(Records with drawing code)
▶

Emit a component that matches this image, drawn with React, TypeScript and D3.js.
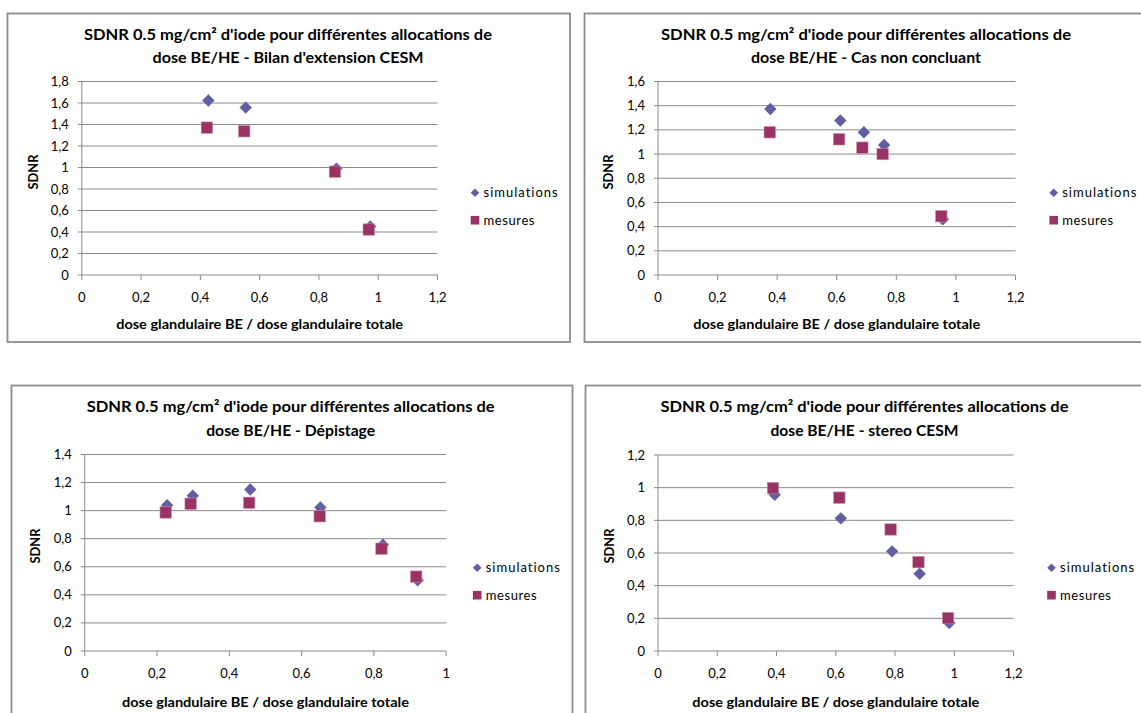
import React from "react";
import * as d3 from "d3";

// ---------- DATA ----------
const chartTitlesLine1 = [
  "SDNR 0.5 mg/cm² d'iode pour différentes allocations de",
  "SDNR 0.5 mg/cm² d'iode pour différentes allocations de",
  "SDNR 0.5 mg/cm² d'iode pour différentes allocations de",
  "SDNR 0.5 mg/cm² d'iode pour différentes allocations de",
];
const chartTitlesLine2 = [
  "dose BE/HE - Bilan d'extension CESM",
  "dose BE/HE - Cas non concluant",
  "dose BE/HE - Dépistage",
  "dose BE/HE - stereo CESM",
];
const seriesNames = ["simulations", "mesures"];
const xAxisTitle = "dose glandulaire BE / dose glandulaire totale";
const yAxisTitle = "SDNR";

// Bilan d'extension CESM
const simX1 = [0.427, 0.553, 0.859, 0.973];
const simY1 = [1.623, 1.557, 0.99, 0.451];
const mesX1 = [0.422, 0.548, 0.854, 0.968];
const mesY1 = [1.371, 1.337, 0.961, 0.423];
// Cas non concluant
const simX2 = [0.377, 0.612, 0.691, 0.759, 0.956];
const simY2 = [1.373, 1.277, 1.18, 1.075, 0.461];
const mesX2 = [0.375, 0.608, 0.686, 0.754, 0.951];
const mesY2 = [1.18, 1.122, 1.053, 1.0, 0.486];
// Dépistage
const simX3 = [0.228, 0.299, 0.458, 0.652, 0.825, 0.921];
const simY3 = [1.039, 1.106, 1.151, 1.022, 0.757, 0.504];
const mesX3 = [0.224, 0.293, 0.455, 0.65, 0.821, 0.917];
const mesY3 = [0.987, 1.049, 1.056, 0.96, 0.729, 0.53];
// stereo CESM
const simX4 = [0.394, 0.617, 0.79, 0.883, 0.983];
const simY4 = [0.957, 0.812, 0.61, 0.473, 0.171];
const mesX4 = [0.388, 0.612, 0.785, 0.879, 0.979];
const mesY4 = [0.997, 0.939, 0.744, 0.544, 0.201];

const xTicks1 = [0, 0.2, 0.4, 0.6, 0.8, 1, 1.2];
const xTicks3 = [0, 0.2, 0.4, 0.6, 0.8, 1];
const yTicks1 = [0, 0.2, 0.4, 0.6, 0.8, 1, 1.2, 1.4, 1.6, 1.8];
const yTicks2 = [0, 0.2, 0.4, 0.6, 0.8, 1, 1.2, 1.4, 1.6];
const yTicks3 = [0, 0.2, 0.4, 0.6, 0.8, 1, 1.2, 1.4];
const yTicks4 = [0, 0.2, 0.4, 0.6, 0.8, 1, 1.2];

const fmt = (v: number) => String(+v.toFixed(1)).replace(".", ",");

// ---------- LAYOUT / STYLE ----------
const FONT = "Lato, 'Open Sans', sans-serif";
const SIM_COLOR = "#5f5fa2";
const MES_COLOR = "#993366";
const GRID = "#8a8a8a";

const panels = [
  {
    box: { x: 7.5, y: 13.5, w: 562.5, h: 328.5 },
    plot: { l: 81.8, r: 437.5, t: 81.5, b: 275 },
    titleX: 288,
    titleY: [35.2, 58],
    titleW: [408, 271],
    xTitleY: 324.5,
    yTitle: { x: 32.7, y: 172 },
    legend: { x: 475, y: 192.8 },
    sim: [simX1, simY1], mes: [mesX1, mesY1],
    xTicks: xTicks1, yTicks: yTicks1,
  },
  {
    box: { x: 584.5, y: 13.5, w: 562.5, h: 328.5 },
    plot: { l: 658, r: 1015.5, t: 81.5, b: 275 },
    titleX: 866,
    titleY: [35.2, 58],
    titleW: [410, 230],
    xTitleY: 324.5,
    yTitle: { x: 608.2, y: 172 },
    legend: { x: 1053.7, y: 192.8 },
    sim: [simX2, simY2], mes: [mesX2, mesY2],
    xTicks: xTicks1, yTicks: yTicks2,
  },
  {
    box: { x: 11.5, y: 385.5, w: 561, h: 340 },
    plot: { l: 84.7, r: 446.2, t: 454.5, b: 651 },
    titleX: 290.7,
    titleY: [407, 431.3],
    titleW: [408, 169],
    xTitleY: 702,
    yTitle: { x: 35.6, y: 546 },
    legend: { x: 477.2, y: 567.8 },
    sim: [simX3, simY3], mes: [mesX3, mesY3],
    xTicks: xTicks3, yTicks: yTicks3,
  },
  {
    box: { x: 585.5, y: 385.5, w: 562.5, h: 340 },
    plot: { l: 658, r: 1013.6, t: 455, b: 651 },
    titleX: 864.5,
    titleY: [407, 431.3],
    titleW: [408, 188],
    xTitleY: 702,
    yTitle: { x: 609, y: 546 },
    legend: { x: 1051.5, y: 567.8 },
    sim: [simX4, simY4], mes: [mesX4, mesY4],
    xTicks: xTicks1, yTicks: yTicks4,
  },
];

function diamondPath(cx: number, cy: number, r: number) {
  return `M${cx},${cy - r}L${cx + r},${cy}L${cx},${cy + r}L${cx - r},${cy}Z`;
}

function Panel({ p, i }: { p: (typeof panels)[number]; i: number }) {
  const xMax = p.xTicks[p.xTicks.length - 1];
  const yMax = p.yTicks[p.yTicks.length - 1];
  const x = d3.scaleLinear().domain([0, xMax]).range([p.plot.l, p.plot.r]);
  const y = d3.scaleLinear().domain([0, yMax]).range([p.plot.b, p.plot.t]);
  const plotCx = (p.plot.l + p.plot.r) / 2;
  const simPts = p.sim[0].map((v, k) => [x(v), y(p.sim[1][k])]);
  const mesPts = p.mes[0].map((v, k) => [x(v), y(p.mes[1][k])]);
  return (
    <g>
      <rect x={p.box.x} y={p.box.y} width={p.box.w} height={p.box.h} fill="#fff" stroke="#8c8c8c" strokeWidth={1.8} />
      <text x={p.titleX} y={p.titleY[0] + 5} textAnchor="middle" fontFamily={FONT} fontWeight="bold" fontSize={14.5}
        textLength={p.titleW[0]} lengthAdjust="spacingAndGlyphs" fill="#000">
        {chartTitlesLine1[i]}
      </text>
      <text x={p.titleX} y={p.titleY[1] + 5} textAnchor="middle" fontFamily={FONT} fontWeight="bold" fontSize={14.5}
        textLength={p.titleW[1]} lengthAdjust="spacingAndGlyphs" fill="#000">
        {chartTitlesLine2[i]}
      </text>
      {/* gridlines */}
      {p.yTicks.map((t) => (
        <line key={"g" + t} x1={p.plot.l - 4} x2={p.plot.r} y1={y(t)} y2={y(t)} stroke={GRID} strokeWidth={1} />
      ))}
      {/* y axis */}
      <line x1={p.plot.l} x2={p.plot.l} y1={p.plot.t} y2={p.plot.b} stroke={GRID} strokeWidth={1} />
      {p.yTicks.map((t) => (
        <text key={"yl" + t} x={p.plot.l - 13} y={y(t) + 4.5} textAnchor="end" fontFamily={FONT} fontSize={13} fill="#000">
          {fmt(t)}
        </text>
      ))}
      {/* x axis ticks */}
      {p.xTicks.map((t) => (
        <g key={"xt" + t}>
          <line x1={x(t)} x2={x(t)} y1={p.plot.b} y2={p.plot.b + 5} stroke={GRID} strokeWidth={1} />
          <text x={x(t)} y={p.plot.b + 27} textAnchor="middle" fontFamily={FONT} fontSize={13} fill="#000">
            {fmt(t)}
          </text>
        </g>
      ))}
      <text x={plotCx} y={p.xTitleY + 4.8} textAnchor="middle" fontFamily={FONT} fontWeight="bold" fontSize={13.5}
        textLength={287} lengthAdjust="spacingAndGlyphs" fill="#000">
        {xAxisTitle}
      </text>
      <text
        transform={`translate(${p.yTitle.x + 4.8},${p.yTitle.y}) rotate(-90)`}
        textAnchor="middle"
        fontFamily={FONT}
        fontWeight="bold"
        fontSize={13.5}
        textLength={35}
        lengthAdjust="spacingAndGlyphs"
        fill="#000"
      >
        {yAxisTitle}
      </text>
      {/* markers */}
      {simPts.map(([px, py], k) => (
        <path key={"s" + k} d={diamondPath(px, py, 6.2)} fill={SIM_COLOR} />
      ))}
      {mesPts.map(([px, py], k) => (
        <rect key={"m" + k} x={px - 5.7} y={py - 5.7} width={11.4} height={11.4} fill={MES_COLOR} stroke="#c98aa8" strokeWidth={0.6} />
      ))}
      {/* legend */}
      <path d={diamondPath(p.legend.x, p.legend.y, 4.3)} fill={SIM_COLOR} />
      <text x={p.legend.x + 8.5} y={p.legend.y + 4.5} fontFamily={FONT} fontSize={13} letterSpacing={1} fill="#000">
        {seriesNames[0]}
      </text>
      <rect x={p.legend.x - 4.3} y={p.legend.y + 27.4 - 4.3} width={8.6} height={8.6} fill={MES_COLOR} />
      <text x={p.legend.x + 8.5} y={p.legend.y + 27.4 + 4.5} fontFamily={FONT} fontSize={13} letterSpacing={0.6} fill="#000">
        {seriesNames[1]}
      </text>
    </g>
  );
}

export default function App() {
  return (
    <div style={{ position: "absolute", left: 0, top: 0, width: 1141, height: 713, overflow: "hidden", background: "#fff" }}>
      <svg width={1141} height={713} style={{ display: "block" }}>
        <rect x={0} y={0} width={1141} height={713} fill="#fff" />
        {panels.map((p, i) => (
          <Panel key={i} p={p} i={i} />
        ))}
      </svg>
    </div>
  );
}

◀
▶

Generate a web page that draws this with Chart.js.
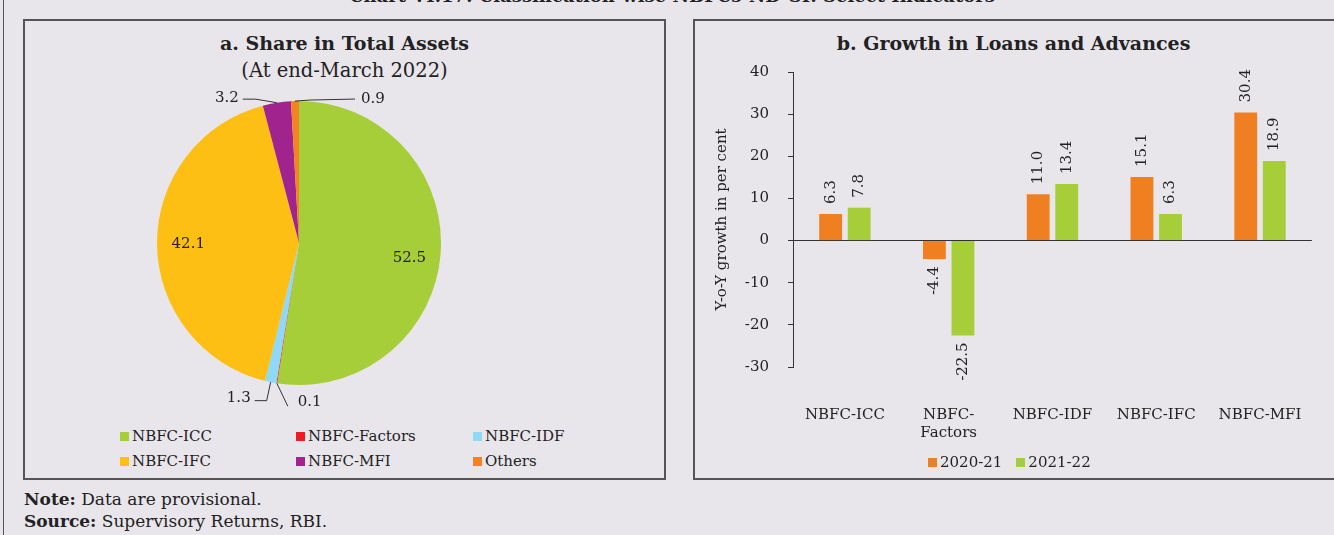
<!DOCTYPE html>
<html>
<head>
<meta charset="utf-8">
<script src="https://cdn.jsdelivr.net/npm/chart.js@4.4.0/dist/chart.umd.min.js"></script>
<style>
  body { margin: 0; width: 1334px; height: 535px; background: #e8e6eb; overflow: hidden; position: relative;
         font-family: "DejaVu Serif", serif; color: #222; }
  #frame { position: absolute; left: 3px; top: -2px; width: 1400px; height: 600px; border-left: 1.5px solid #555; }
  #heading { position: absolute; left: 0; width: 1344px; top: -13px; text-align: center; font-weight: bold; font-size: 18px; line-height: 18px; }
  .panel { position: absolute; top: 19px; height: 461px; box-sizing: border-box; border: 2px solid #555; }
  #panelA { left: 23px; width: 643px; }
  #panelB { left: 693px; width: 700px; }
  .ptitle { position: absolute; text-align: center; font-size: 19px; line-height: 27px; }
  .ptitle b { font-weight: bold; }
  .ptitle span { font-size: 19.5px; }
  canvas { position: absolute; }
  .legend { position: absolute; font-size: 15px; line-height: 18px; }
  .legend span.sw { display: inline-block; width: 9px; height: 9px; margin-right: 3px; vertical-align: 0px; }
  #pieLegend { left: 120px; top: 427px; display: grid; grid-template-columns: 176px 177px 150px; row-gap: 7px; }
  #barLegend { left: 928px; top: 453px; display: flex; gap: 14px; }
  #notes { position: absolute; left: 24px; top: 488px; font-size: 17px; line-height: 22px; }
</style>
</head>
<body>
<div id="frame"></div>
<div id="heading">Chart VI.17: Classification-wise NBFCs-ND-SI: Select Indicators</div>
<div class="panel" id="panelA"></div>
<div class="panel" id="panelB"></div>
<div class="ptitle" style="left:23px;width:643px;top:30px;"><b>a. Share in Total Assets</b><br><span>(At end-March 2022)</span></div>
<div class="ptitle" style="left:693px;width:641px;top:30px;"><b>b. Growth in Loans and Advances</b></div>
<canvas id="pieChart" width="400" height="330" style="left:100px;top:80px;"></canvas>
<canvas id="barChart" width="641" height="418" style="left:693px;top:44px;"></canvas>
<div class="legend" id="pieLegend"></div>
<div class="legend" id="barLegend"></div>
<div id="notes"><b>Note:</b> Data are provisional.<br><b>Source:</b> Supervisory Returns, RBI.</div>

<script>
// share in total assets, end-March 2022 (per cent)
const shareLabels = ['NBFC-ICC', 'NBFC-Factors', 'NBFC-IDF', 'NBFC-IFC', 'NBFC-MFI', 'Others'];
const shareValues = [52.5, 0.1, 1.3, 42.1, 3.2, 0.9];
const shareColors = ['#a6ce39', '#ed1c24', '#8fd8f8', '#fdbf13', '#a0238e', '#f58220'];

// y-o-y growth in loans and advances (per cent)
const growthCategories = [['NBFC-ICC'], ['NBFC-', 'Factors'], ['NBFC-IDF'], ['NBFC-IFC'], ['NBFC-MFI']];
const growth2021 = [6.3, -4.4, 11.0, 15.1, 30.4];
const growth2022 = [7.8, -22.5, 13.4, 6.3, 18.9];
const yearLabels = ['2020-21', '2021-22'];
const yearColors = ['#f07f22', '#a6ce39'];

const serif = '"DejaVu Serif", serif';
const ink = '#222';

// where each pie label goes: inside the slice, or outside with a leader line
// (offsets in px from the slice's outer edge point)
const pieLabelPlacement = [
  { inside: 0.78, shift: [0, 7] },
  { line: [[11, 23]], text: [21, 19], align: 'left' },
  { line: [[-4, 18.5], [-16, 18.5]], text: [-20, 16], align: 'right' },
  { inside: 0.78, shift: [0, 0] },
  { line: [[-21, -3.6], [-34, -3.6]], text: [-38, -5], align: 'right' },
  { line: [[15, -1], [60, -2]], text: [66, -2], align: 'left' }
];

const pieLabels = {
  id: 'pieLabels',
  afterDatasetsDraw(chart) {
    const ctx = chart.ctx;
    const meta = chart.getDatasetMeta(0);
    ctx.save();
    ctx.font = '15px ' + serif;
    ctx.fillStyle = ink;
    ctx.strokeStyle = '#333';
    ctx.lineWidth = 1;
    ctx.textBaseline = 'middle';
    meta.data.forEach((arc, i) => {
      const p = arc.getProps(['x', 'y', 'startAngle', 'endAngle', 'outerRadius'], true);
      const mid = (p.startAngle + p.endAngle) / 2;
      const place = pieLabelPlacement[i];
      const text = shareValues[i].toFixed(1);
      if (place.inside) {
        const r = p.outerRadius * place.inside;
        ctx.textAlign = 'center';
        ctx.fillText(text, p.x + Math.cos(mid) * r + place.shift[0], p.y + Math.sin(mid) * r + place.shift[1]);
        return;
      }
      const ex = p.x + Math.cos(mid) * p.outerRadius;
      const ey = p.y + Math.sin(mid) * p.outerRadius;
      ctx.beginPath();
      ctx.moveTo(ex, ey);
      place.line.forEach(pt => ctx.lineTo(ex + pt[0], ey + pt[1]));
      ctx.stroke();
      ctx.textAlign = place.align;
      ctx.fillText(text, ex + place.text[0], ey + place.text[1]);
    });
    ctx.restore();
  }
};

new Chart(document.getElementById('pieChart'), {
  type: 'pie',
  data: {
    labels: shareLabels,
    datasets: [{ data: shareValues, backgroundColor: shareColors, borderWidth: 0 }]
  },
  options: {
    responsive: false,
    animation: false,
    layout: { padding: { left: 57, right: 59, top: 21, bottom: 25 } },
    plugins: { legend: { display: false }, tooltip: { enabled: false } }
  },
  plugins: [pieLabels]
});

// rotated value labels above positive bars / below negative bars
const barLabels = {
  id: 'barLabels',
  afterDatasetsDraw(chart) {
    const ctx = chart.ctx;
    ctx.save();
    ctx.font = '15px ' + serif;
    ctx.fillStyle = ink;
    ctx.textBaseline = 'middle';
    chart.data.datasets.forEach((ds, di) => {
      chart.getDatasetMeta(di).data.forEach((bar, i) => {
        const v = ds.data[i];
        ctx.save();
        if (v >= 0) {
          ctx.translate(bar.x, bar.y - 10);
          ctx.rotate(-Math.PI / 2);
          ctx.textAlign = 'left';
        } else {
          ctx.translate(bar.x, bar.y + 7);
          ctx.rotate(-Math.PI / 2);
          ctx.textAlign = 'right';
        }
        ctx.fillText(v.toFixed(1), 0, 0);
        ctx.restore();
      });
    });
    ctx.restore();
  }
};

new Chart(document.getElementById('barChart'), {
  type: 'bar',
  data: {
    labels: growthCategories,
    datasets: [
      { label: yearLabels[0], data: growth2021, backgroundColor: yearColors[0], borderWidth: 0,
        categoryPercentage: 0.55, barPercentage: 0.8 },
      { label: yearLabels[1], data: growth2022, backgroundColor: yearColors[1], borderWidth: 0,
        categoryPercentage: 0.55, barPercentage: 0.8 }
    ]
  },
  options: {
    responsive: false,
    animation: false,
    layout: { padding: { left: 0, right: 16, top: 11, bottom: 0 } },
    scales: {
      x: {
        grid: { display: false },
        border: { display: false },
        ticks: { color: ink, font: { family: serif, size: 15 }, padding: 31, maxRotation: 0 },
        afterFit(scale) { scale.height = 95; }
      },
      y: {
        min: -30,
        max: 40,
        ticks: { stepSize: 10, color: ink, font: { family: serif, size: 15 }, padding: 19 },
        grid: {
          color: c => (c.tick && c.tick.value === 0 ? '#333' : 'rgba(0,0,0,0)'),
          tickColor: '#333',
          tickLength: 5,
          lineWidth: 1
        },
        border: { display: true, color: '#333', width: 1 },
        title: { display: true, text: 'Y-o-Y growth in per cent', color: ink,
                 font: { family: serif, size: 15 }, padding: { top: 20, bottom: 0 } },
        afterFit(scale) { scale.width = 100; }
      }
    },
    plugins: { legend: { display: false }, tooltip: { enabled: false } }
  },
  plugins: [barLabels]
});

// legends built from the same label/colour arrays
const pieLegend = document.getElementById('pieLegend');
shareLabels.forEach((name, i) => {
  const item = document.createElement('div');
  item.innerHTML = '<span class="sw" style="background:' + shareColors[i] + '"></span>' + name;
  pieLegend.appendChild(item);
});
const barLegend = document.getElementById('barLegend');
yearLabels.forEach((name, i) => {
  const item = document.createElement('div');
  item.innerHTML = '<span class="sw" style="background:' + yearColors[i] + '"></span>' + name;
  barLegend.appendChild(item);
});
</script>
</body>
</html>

◀
▶

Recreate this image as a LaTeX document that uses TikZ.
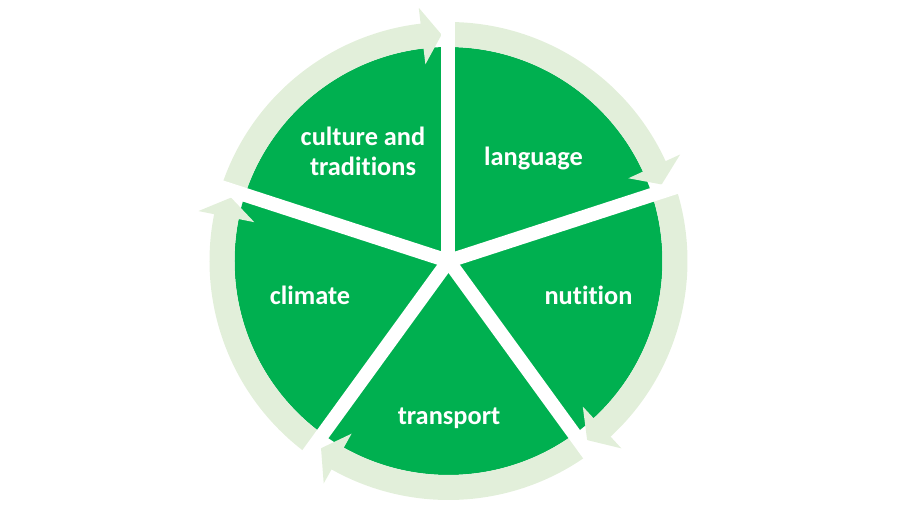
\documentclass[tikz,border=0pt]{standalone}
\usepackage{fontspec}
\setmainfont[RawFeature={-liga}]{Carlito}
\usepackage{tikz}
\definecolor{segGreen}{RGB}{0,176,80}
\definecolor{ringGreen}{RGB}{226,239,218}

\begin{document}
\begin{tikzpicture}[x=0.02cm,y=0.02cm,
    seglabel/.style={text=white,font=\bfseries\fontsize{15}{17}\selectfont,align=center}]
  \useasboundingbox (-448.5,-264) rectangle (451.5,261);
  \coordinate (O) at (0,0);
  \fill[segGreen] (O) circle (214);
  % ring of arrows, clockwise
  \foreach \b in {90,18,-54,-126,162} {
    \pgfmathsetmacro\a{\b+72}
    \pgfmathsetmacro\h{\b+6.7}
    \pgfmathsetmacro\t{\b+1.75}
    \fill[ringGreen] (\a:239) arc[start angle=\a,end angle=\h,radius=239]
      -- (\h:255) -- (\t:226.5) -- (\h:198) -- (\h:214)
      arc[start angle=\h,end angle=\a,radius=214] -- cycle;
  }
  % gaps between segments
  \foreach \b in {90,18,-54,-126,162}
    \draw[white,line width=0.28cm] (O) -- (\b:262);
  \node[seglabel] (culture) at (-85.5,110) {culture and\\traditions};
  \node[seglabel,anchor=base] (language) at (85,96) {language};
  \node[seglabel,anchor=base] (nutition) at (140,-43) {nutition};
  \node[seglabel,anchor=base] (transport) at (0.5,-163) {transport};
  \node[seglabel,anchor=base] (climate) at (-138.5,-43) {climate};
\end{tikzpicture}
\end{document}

◀

--- DIRECTION ---
Spot every line that holds "this" and copy it.

--- FINAL RESULT ---
Emit a component that matches this image, drawn with React, TypeScript and D3.js.
Generate a web page that draws this with Chart.js.
Recreate this image as a LaTeX document that uses TikZ.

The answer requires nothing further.